Todo era una plaza

Por Tito Vacaro |

En nuestro territorio no había toboganes, ni hamacas de madera; no había sube y baja ni caminitos de ladrillo. Pero tampoco había rejas, ni guardianes de uniforme; no existían los areneros para perros ni fuentes  de agua cristalina.

De vez en cuando alguno decía “vamos al parque”. Entonces cruzábamos la frontera de Avenida La Plata y por Doblas llegábamos al Parque Rivadavia. Subíamos a la base de mármol del monumento a Bolívar para acariciar las patas de su imponente corcel de bronce y bromeábamos con las estatuas blancas, primeras mujeres desnudas que encendían la fantasía preadolescente. Tiempo después supimos que ese parque, al que muchos llamaban Plaza Lezica, pertenece al distinguido Caballito.

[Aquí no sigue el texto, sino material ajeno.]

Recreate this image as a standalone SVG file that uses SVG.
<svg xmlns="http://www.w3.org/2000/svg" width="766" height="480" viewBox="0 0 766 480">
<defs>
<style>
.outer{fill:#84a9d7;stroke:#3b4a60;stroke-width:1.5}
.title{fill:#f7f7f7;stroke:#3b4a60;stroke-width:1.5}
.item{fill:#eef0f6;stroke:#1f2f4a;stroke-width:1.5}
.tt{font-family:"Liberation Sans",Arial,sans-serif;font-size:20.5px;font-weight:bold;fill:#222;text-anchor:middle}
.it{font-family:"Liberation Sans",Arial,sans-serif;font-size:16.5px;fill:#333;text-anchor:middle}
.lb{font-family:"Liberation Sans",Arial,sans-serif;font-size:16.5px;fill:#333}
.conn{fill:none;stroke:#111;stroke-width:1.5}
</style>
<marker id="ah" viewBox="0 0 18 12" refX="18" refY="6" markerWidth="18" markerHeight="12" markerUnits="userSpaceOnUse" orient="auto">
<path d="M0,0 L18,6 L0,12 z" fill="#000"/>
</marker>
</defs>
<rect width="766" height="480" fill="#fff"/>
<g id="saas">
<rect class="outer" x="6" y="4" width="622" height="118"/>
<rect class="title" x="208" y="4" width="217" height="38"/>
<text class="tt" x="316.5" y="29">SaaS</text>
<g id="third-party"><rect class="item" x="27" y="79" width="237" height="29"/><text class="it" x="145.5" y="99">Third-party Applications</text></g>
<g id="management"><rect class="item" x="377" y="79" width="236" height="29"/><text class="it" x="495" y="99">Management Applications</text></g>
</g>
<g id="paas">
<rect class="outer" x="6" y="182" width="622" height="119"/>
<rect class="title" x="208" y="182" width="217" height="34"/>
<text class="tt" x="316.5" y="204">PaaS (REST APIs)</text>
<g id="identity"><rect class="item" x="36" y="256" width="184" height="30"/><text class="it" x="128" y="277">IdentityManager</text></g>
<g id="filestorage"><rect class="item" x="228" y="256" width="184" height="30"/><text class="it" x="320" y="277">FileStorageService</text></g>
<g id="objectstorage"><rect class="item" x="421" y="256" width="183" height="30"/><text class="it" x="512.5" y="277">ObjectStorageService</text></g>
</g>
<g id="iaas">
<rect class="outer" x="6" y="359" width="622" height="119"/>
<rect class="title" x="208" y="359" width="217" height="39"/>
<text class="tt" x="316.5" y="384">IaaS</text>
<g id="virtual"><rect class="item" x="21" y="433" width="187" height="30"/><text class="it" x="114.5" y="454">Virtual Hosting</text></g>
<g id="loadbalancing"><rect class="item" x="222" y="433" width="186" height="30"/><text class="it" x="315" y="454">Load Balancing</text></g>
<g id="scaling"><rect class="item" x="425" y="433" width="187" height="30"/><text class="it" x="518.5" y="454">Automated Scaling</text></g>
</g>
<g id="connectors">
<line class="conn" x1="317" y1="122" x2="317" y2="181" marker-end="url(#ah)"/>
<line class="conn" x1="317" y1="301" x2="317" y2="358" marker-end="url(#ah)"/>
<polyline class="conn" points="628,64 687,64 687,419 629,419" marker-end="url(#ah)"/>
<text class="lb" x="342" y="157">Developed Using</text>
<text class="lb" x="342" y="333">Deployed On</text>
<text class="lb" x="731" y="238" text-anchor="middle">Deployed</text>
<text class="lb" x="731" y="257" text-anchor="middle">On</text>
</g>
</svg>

En excursiones parecidas,  también  superábamos otros límites barriales. Por Colombres y su continuación Salguero, aterrizábamos en Plaza Almagro, o tomando por San Juan nos dirigíamos a la querida Plaza Martín Fierro, instalada en el vecino San Cristóbal.

Estas tres plazas “oficiales”, ubicadas fuera de nuestro barrio, eran una suerte de Mercosur de pasatiempos sin precio. Se trataba de espacios que solíamos compartir con pibes de la región, aunque no faltaron ocasiones en que fueron  escenario de disputas a puño limpio o combates librados a pura gomera artesanal.  Cuesta entender hoy cómo no quedábamos  heridos en el campo de batalla; siempre continuábamos jugando sin rastro alguno de lesión o traumatismo.

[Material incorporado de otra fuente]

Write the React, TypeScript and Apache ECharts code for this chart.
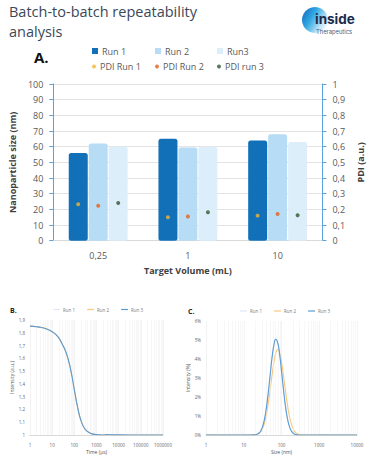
import React, { useEffect, useRef } from "react";
import * as echarts from "echarts";

// ---- Chart A data ----
const categories = ["0,25", "1", "10"];
const sizeRun1 = [56, 65, 64];
const sizeRun2 = [62, 59.5, 68];
const sizeRun3 = [60, 60, 63];
const pdiRun1 = [0.232, 0.149, 0.16];
const pdiRun2 = [0.223, 0.155, 0.17];
const pdiRun3 = [0.24, 0.181, 0.162];

// ---- Chart B data (correlation vs time, µs) ----
const corrTime = [1, 2, 3, 5, 7, 10, 15, 20, 30, 40, 50, 70, 100, 150, 200, 300, 500, 700, 1000, 2000, 3000, 5000, 10000, 100000, 1000000];
const corrRun1 = [1.851, 1.846, 1.842, 1.833, 1.822, 1.807, 1.784, 1.759, 1.702, 1.656, 1.606, 1.502, 1.352, 1.192, 1.112, 1.046, 1.016, 1.007, 1.003, 1.001, 1.002, 1.001, 1.0, 1.0, 1.0];
const corrRun2 = [1.852, 1.847, 1.843, 1.834, 1.823, 1.808, 1.785, 1.76, 1.703, 1.657, 1.607, 1.503, 1.353, 1.193, 1.113, 1.047, 1.016, 1.007, 1.003, 1.001, 1.002, 1.001, 1.0, 1.0, 1.0];
const corrRun3 = [1.852, 1.847, 1.843, 1.834, 1.823, 1.808, 1.785, 1.76, 1.704, 1.658, 1.608, 1.504, 1.354, 1.194, 1.113, 1.047, 1.016, 1.007, 1.003, 1.0, 1.003, 1.001, 1.001, 1.0, 1.0];

// ---- Chart C data (intensity % vs size, nm) ----
const sizeNm = [1, 10, 15, 20, 22, 25, 28, 32, 36, 40, 45, 50, 56, 63, 70, 79, 89, 100, 112, 126, 141, 159, 178, 200, 224, 251, 282, 316, 355, 400, 1000, 10000];
const intRun1 = [0, 0, 0, 0.014, 0.03, 0.09, 0.2, 0.48, 0.9, 1.48, 2.3, 3.16, 4.05, 4.75, 5.02, 4.86, 4.27, 3.37, 2.46, 1.58, 0.95, 0.5, 0.25, 0.11, 0.045, 0.016, 0.005, 0, 0, 0, 0, 0];
const intRun2 = [0, 0, 0, 0.015, 0.03, 0.08, 0.18, 0.38, 0.69, 1.11, 1.72, 2.37, 3.14, 3.83, 4.29, 4.5, 4.33, 3.85, 3.16, 2.4, 1.69, 1.08, 0.65, 0.36, 0.18, 0.087, 0.04, 0.015, 0.005, 0, 0, 0];
const intRun3 = [0, 0, 0, 0.014, 0.03, 0.09, 0.2, 0.48, 0.9, 1.48, 2.3, 3.16, 4.05, 4.75, 5.04, 4.87, 4.27, 3.37, 2.46, 1.58, 0.95, 0.5, 0.25, 0.11, 0.045, 0.016, 0.005, 0, 0, 0, 0, 0];

const C_RUN1 = "#1170b8";
const C_RUN2 = "#b7dcf5";
const C_RUN3 = "#ddeefb";
const C_PDI1 = "#f2b531";
const C_PDI2 = "#e5601c";
const C_PDI3 = "#2f5733";
const LINE1 = "#deebf7";
const LINE2 = "#f8c77e";
const LINE3 = "#5b9bd5";
const FONT = "Open Sans";
const LABEL = "#595959";

function minorMarks(maxExp: number) {
  const out: any[] = [];
  for (let e = 0; e < maxExp; e++) {
    for (let k = 2; k <= 9; k++) out.push({ xAxis: k * Math.pow(10, e) });
  }
  return out;
}

const fmtComma1 = (v: number) => (Math.abs(v - Math.round(v)) < 1e-9 ? String(Math.round(v)) : v.toFixed(1).replace(".", ","));

export default function App() {
  const ref = useRef<HTMLDivElement>(null);
  useEffect(() => {
    if (!ref.current) return;
    const chart = echarts.init(ref.current, undefined, { renderer: "svg" });

    const legendItem = (name: string, left: number, top: number, icon: string, w: number, h: number, size = 9) => ({
      data: [name],
      left,
      top,
      padding: 0,
      icon,
      itemWidth: w,
      itemHeight: h,
      itemGap: 0,
      selectedMode: false,
      formatter: (n: string) => n.replace(/^[BC] /, ""),
      textStyle: { fontFamily: FONT, fontSize: size, color: LABEL, padding: [0, 0, 0, -1] },
    });

    const smallLegend = (prefix: string, left: number, top: number) => ({
      data: [prefix + " Run 1", prefix + " Run 2", prefix + " Run 3"],
      left,
      top,
      padding: 0,
      icon: "rect",
      itemWidth: 7,
      itemHeight: 1.2,
      itemGap: 12,
      selectedMode: false,
      formatter: (n: string) => n.replace(/^[BC] /, ""),
      textStyle: { fontFamily: FONT, fontSize: 4.5, color: "#777", padding: [0, 0, 0, -2] },
    });

    const lineSeries = (name: string, xi: number, yi: number, xs: number[], ys: number[], color: string, z: number, marks?: any) => ({
      name,
      type: "line",
      xAxisIndex: xi,
      yAxisIndex: yi,
      data: xs.map((x, i) => [x, ys[i]]),
      smooth: true,
      showSymbol: false,
      symbol: "none",
      lineStyle: { color, width: 1.1 },
      itemStyle: { color },
      z,
      markLine: marks
        ? {
            silent: true,
            symbol: ["none", "none"],
            label: { show: false },
            lineStyle: { color: "#efefef", width: 0.5, type: "solid" },
            data: marks,
            animation: false,
          }
        : undefined,
    });

    chart.setOption({
      animation: false,
      textStyle: { fontFamily: FONT },
      grid: [
        { left: 48, top: 84, width: 275, height: 156.7 },
        { left: 30, top: 320, width: 133, height: 115 },
        { left: 206, top: 321, width: 151, height: 114 },
      ],
      legend: [
        legendItem("Run 1", 92, 46.5, "rect", 6, 6),
        legendItem("Run 2", 155, 46.5, "rect", 6, 6),
        legendItem("Run3", 217, 46.5, "rect", 6, 6),
        legendItem("PDI Run 1", 92, 62, "circle", 4, 4),
        legendItem("PDI Run 2", 155, 62, "circle", 4, 4),
        legendItem("PDI run 3", 217, 62, "circle", 4, 4),
        smallLegend("B", 53, 307),
        smallLegend("C", 240, 308.5),
      ],
      xAxis: [
        {
          type: "category",
          gridIndex: 0,
          data: categories,
          axisLine: { lineStyle: { color: "#d9d9d9" } },
          axisTick: { show: false },
          axisLabel: { color: LABEL, fontSize: 9, margin: 10, fontFamily: FONT },
          name: "Target Volume (mL)",
          nameLocation: "middle",
          nameGap: 25,
          nameTextStyle: { fontWeight: "bold", fontSize: 9, color: "#404040", fontFamily: FONT },
        },
        {
          type: "log",
          gridIndex: 1,
          logBase: 10,
          min: 1,
          max: 1000000,
          axisLine: { lineStyle: { color: "#d9d9d9" } },
          axisTick: { show: false },
          axisLabel: { color: "#666", fontSize: 4.5, margin: 7, formatter: (v: number) => String(Math.round(v)) },
          splitLine: { show: true, lineStyle: { color: "#e6e6e6", width: 0.5 } },
          name: "Time (µs)",
          nameLocation: "middle",
          nameGap: 14,
          nameTextStyle: { fontSize: 5, color: "#555" },
        },
        {
          type: "log",
          gridIndex: 2,
          logBase: 10,
          min: 1,
          max: 10000,
          axisLine: { lineStyle: { color: "#d9d9d9" } },
          axisTick: { show: false },
          axisLabel: { color: "#666", fontSize: 4.5, margin: 7, formatter: (v: number) => String(Math.round(v)) },
          splitLine: { show: true, lineStyle: { color: "#e6e6e6", width: 0.5 } },
          name: "Size (nm)",
          nameLocation: "middle",
          nameGap: 14,
          nameTextStyle: { fontSize: 5, color: "#555" },
        },
      ],
      yAxis: [
        {
          type: "value",
          gridIndex: 0,
          min: 0,
          max: 100,
          interval: 10,
          axisLine: { show: true, lineStyle: { color: "#5ba3dc" } },
          axisTick: { show: true, length: 4, lineStyle: { color: "#5ba3dc" } },
          axisLabel: { color: LABEL, fontSize: 9, margin: 10, fontFamily: FONT },
          splitLine: { show: true, lineStyle: { color: "#e3e3e3" } },
          name: "Nanoparticle size (nm)",
          nameLocation: "middle",
          nameGap: 30,
          nameTextStyle: { fontWeight: "bold", fontSize: 9, color: "#404040", fontFamily: FONT },
        },
        {
          type: "value",
          gridIndex: 0,
          position: "right",
          min: 0,
          max: 1,
          interval: 0.1,
          axisLine: { show: true, lineStyle: { color: "#5ba3dc" } },
          axisTick: { show: true, length: 4, lineStyle: { color: "#5ba3dc" } },
          axisLabel: { color: LABEL, fontSize: 9, margin: 10, fontFamily: FONT, formatter: fmtComma1 },
          splitLine: { show: false },
          name: "PDI (a.u.)",
          nameLocation: "middle",
          nameGap: 30,
          nameRotate: 90,
          nameTextStyle: { fontWeight: "bold", fontSize: 9, color: "#404040", fontFamily: FONT },
        },
        {
          type: "value",
          gridIndex: 1,
          min: 1,
          max: 1.9,
          interval: 0.1,
          axisLine: { show: false },
          axisTick: { show: false },
          axisLabel: { color: "#666", fontSize: 4.5, margin: 5, formatter: fmtComma1 },
          splitLine: { show: false },
          name: "Intensity (a.u.)",
          nameLocation: "middle",
          nameGap: 14,
          nameTextStyle: { fontSize: 5, color: "#555" },
        },
        {
          type: "value",
          gridIndex: 2,
          min: 0,
          max: 6,
          interval: 1,
          axisLine: { show: false },
          axisTick: { show: false },
          axisLabel: { color: "#666", fontSize: 4.5, margin: 5, formatter: (v: number) => v + "%" },
          splitLine: { show: false },
          name: "Intensity (%)",
          nameLocation: "middle",
          nameGap: 12,
          nameTextStyle: { fontSize: 5, color: "#555" },
        },
      ],
      series: [
        { name: "Run 1", type: "bar", xAxisIndex: 0, yAxisIndex: 0, data: sizeRun1, barWidth: 19, barGap: "5%", itemStyle: { color: C_RUN1, borderRadius: 2.5 } },
        { name: "Run 2", type: "bar", xAxisIndex: 0, yAxisIndex: 0, data: sizeRun2, barWidth: 19, barGap: "5%", itemStyle: { color: C_RUN2, borderRadius: 2.5 } },
        { name: "Run3", type: "bar", xAxisIndex: 0, yAxisIndex: 0, data: sizeRun3, barWidth: 19, barGap: "5%", itemStyle: { color: C_RUN3, borderRadius: 2.5 } },
        { name: "PDI Run 1", type: "scatter", xAxisIndex: 0, yAxisIndex: 1, data: pdiRun1, symbolSize: 4, symbolOffset: [-20, 0], itemStyle: { color: C_PDI1 }, z: 5 },
        { name: "PDI Run 2", type: "scatter", xAxisIndex: 0, yAxisIndex: 1, data: pdiRun2, symbolSize: 4, symbolOffset: [0, 0], itemStyle: { color: C_PDI2 }, z: 5 },
        { name: "PDI run 3", type: "scatter", xAxisIndex: 0, yAxisIndex: 1, data: pdiRun3, symbolSize: 4, symbolOffset: [20, 0], itemStyle: { color: C_PDI3 }, z: 5 },
        lineSeries("B Run 1", 1, 2, corrTime, corrRun1, LINE1, 3, minorMarks(6)),
        lineSeries("B Run 2", 1, 2, corrTime, corrRun2, LINE2, 4),
        lineSeries("B Run 3", 1, 2, corrTime, corrRun3, LINE3, 5),
        lineSeries("C Run 1", 2, 3, sizeNm, intRun1, LINE1, 3, minorMarks(4)),
        lineSeries("C Run 2", 2, 3, sizeNm, intRun2, LINE2, 4),
        lineSeries("C Run 3", 2, 3, sizeNm, intRun3, LINE3, 5),
      ],
      graphic: [
        { type: "text", left: 9, top: 4, style: { text: "Batch-to-batch repeatability", font: `14.5px "${FONT}"`, fill: "#3b4858" } },
        { type: "text", left: 9, top: 23.5, style: { text: "analysis", font: `14.5px "${FONT}"`, fill: "#3b4858" } },
        { type: "text", left: 34, top: 49, style: { text: "A.", font: `bold 15px "${FONT}"`, fill: "#111" } },
        { type: "text", left: 10, top: 307, style: { text: "B.", font: `bold 7px "${FONT}"`, fill: "#222" } },
        { type: "text", left: 188, top: 308, style: { text: "C.", font: `bold 7px "${FONT}"`, fill: "#222" } },
        {
          type: "circle",
          shape: { cx: 315, cy: 20, r: 13 },
          style: {
            fill: {
              type: "linear",
              x: 0,
              y: 0.2,
              x2: 1,
              y2: 0.8,
              colorStops: [
                { offset: 0, color: "#1b6fc2" },
                { offset: 0.35, color: "#2ea7e2" },
                { offset: 0.75, color: "#bfe3f6" },
                { offset: 1, color: "#ffffff" },
              ],
            },
          },
        },
        { type: "text", left: 315, top: 12, style: { text: "inside", font: `bold 13.5px Inter`, fill: "#1c2b4b" } },
        { type: "text", left: 316, top: 28.5, style: { text: "Therapeutics", font: `5.8px Inter`, fill: "#4a5a7a" } },
      ],
    });
    return () => chart.dispose();
  }, []);
  return <div ref={ref} style={{ position: "absolute", left: 0, top: 0, width: 373, height: 468 }} />;
}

Lo cierto es que Boedo, luego de inolvidables gestiones que merecen perpetuo reconocimiento, debió esperar hasta hace pocos años para tener su plaza propia. De todos modos, aquellos chicos del  tranvía y la Bidú atravesamos  tiempos gloriosos sin notar la carencia; porque para nosotros todo era una plaza.

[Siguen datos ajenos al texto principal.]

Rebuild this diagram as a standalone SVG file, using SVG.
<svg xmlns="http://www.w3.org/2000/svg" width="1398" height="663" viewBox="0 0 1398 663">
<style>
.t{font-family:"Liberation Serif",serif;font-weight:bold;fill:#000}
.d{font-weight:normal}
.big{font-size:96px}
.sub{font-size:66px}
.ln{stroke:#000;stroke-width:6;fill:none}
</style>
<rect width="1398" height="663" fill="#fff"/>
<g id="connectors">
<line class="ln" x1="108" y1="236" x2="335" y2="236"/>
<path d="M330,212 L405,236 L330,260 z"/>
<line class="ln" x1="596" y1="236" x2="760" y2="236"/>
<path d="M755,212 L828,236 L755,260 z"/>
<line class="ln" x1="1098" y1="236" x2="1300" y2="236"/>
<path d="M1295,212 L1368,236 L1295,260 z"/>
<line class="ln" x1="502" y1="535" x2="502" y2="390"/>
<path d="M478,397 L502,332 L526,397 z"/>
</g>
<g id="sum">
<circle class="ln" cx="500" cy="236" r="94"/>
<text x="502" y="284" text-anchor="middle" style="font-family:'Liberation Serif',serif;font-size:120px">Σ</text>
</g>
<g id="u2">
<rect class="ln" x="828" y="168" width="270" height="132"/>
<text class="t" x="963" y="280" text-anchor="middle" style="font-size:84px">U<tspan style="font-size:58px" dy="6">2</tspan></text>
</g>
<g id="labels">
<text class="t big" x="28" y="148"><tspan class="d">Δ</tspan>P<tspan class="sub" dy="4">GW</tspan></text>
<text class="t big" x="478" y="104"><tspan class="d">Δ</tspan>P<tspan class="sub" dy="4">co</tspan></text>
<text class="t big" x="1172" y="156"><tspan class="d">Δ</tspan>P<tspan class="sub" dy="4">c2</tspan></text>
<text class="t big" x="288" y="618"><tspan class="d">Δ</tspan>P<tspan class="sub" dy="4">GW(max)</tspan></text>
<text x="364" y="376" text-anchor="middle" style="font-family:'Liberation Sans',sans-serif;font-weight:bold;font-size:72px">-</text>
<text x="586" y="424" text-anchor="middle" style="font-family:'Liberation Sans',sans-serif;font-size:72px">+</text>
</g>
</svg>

En las veredas, cada ocho metros había un árbol; podían ser plátanos o fresnos, como los de Agrelo. Estaban fijados en cuadrados de tierra marrón que se convertían fácilmente en cancha de bolita. Erguido como un mástil inconmovible, el tronco. Trepábamos fácilmente para sentarnos en algún refugio de la copa. Monos urbanos con las manos sucias,  tomábamos las del siguiente escalador y, de un tirón, los sumábamos a la aventura.  En verano, el follaje era morada de gorriones siempre alegres.  Las ramas delgadas,   despojadas de sus hojas,  se convertían  en manojos de varillas flexibles, ideales para cazar las mariposas que volaban por la zona.

Las calles eran un polideportivo de acceso gratuito. Con tiza blanca dibujábamos autódromos para bólidos de plástico comprados en la librería; sobre el asfalto del pasaje Spegazzini carritos con rulemanes interrumpían las siestas; las chicas en las veredas jugaban a las estatuas o a saltar la soga,  y en días de Carnaval, cuando no nos enfrentaban con coraje, huían velozmente de nuestras implacables bombitas de agua.

Sin límites. Sin miedos.  Sin peligros.

Todo era una plaza. Todo.

La vegetación se extendía por los patios domésticos: algunas parras protectoras y miles de macetas alineadas,  con flores dulces y plantas acariciadas por mujeres hacendosas. Otras variedades también se lucían en jardines que daban a la calle, protegidas por pequeños muros y enrejados, poco eficaces para contener nuestra invasión.

En Yapeyú, un pino era iluminado a fin de año,  una palmera reinaba en Castro Barros y no faltaban  limoneros  cargados de frutos ni el amparo de alguna enredadera . “Cercos y glicinas”, escribió Cátulo en su despedida a Homero.

Naturalmente, en nuestro mapa reinaba  su majestad, el fútbol. Los curas salesianos esperaban  con las puertas abiertas en la canchita de San Antonio –pegada al cine, sobre Independencia– , que primero fue de tierra y luego de un asfalto áspero como esmeril.  Si hacíamos unas cuadras podíamos llegar a campos de juego  embaldosados, disponibles en San José de Calazans y San Francisco de Sales. Claro que para jugar a cuanto se nos ocurriera estaba la residencia del más sublime,  San Lorenzo,  con ilimitada variedad de deportes practicados en distintos espacios de la sacra patria recuperada.

Sin embargo, la mejor cancha era la propia calle. Adoquines desparejos, generadores de notables destrezas. Sólidos como convicciones, juntos, codo a codo, para que, sobre ellos,  el juego iluminara la cara de pibes que tenían futuros posibles. Y enmarcando las piezas del casillero surgía la hierba. Eran yuyos verdes, nobles como en el tango de ayer. No eran brotes falsos, como en los discursos de hoy.

Tuvimos plaza. Tuvimos juegos. Tuvimos esperanza.